Step 6: Pull Out the Backbone
Spread the belly cavity open and find the spine: It runs right along the top side of the belly from the neck, then continues all the way down to the tail. Using your fingers, carefully pinch the spine, pulling it free of the surrounding flesh. It should pull free fairly easily, but take care not to gouge the flesh as you go; this is relatively easy to do, but if you're in too much of a rush or aren't paying attention you can tear up the fillets.
Work the spine clear of the flesh all the way down to the tail, then snap it free.

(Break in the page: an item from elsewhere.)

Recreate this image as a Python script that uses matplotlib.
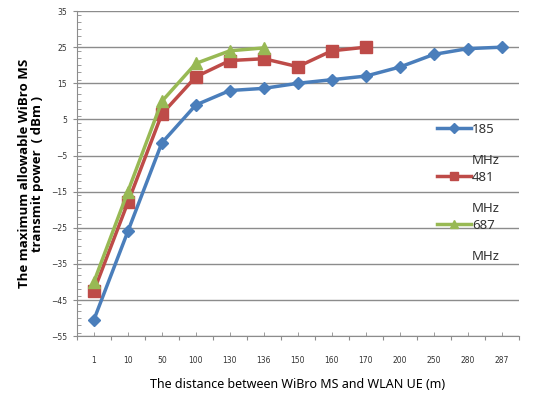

You now have a butterflied sardine, free of the spine and any larger rib bones (most sardine bones are too small to matter, so don't worry about getting them out). You can stop here depending on your preference or the recipe: At this stage the sardines can be stuffed, rolled, or skewered for cooking.
Or, you can continue to clean them further.
Step 7: If Desired, Trim the Butterflied Sardine
If you want to clean the sardine more, you can use your scissors to trim the belly flaps and neck end for a nicer presentation. You can also snip off the tail, if desired.
Step 8: Divide the Fillets
For individual fillets, simply take you scissors and snip the two fillets apart right along the seam that joins them.
That's it. At this point, you can leave the fillets whole or cut them up into smaller pieces, depending on your recipe.